Women’s rights activist Mahboubeh Abbass-Gholizadeh, whose leg was broken in Jun 05 as part of a demonstration among women seeking entry to a World Cup qualifier, concurs in an April interview with Radio Free Europe/Radio Liberty.
Under the current conditions—in which a woman who wants to travel needs her husband’s permission, in which academic places, universities, scientific locations, and recreational places like coffee shops are segregated—women or young girls cannot easily gain access to public places. And this segregation shows that we cannot say that women and men use public places equally.
Abbass-Gholizadeh sees the admission of women to football matches as a stepping-stone to other reforms. Sport seems a potent area for challenge of cultural and political norms. Women have participated in large public celebrations after Iran’s World Cup successes in 1998 and 2006. Rally car driver Laleh Seddigh—called “the little Schumacher”—has implicitly challenged the male ruling establishment through her victories. In October, the 2004 national champion was barred from participating in a race. Organizers cited “security problems.”
Iranian director Jafar Panahi‘s film Offside has been touring the festival circuit to acclaim. The quasi-documentary about women trying to sneak inside Azadi Stadium to see Iran’s World Cup qualifier—art imitating life—has been banned from public theaters in Iran (see a clip concerning one of the women, who are detained, trying to take a halftime toilet break). To Panahi, in an interview with website Open Democracy (“Offside Rules: An Interview with Jafar Panahi,” 6 Jul 06), restrictions on women’s attendance are an “unwritten law”; there is no written ban.
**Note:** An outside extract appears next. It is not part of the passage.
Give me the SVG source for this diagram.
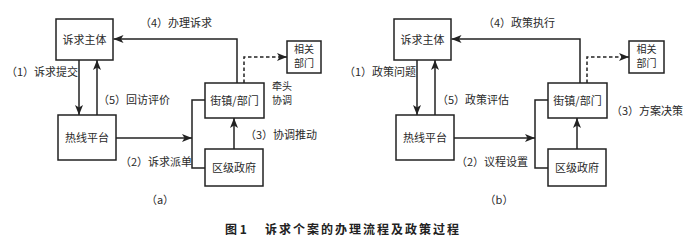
<svg xmlns="http://www.w3.org/2000/svg" width="692" height="245" viewBox="0 0 692 245">
<style>
.box{fill:#fff;stroke:#222;stroke-width:1.5}
.ln{fill:none;stroke:#222;stroke-width:1.5}
.ds{fill:none;stroke:#222;stroke-width:1.5;stroke-dasharray:3.5 2.5}
text{font-family:"Noto Sans CJK SC","Noto Sans",sans-serif;font-size:11px;fill:#2a2a2a}
.c{text-anchor:middle}
.sm{font-size:10px}
.cap{font-size:12px;font-weight:bold;fill:#222}
</style>
<defs>
<marker id="ah" viewBox="0 0 10 8" refX="10" refY="4" markerWidth="10" markerHeight="8" markerUnits="userSpaceOnUse" orient="auto">
<path d="M0,0 L10,4 L0,8 L2.5,4 Z" fill="#222"/>
</marker>
</defs>
<rect width="692" height="245" fill="#fff"/>
<g id="connectors">
<path class="ln" d="M237,83 V39 H113.5" marker-end="url(#ah)"/>
<path class="ds" d="M244,83 V57 H287" marker-end="url(#ah)"/>
<path class="ln" d="M79,60 V115" marker-end="url(#ah)"/>
<path class="ln" d="M97,115 V60" marker-end="url(#ah)"/>
<path class="ln" d="M116,138 H192" marker-end="url(#ah)"/>
<path class="ln" d="M205,100 H192 V168 H205"/>
<path class="ln" d="M234,149 V118" marker-end="url(#ah)"/>
<path class="ln" d="M580,83 V39 H451.5" marker-end="url(#ah)"/>
<path class="ds" d="M587,83 V57 H629" marker-end="url(#ah)"/>
<path class="ln" d="M417,60 V115" marker-end="url(#ah)"/>
<path class="ln" d="M435,115 V60" marker-end="url(#ah)"/>
<path class="ln" d="M454,138 H535" marker-end="url(#ah)"/>
<path class="ln" d="M548,100 H535 V168 H548"/>
<path class="ln" d="M577,149 V118" marker-end="url(#ah)"/>
</g>
<g id="a-subject"><rect class="box" x="56" y="19" width="57" height="41"/><text class="c" x="84.5" y="44">诉求主体</text></g>
<g id="a-hotline"><rect class="box" x="58" y="115" width="58" height="45"/><text class="c" x="87" y="142">热线平台</text></g>
<g id="a-street"><rect class="box" x="205" y="83" width="59" height="35"/><text class="c" x="234.5" y="105">街镇/部门</text></g>
<g id="a-district"><rect class="box" x="205" y="149" width="58" height="37"/><text class="c" x="234" y="172">区级政府</text></g>
<g id="a-related"><rect class="box" x="287" y="41" width="34" height="32"/><text class="c sm" x="304" y="53">相关</text><text class="c sm" x="304" y="67">部门</text></g>
<g id="b-subject"><rect class="box" x="394" y="19" width="57" height="41"/><text class="c" x="422.5" y="44">诉求主体</text></g>
<g id="b-hotline"><rect class="box" x="396" y="115" width="58" height="45"/><text class="c" x="425" y="142">热线平台</text></g>
<g id="b-street"><rect class="box" x="548" y="83" width="59" height="35"/><text class="c" x="577.5" y="105">街镇/部门</text></g>
<g id="b-district"><rect class="box" x="548" y="149" width="58" height="37"/><text class="c" x="577" y="172">区级政府</text></g>
<g id="b-related"><rect class="box" x="629" y="41" width="35" height="32"/><text class="c sm" x="646.5" y="53">相关</text><text class="c sm" x="646.5" y="67">部门</text></g>
<g id="labels">
<text x="140" y="27">（4）办理诉求</text>
<text x="6" y="76">（1）诉求提交</text>
<text x="98" y="104">（5）回访评价</text>
<text class="sm" x="272" y="89.5">牵头</text>
<text class="sm" x="272" y="103.5">协调</text>
<text x="245" y="139">（3）协调推动</text>
<text x="120" y="166">（2）诉求派单</text>
<text class="c" x="160" y="204">（a）</text>
<text x="483" y="27">（4）政策执行</text>
<text x="344" y="76">（1）政策问题</text>
<text x="437" y="104">（5）政策评估</text>
<text x="611" y="115">（3）方案决策</text>
<text x="456" y="166">（2）议程设置</text>
<text class="c" x="499" y="204">（b）</text>
<text class="cap" x="225" y="233.5">图 1</text>
<text class="cap" x="265" y="233.5" letter-spacing="2">诉求个案的办理流程及政策过程</text>
</g>
</svg>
As women have done in Iran in order to experience aspects of life denied to them, Panahi’s protagonists must disguise themselves as boys in order to sneak past a security detail.
I believe that it is the greatest insult to women that they have to deny their identity as women and have to dress as men to take part in society. So yes, there is humour, but it is bitter humour. You may laugh at it, but nevertheless you feel very sad that women have to deny their femininity to take part in a function where men can take part.
While women continue their campaign to watch football, the state as of Feb 07 has cracked down on women playing rugby, according to Radio Farda. Hamid Tehrani of Global Voices, who translates an online report, says seven teams had been organized into a national competition (see pictures). The government, however, has banned the sport on the premise that only male coaches are available.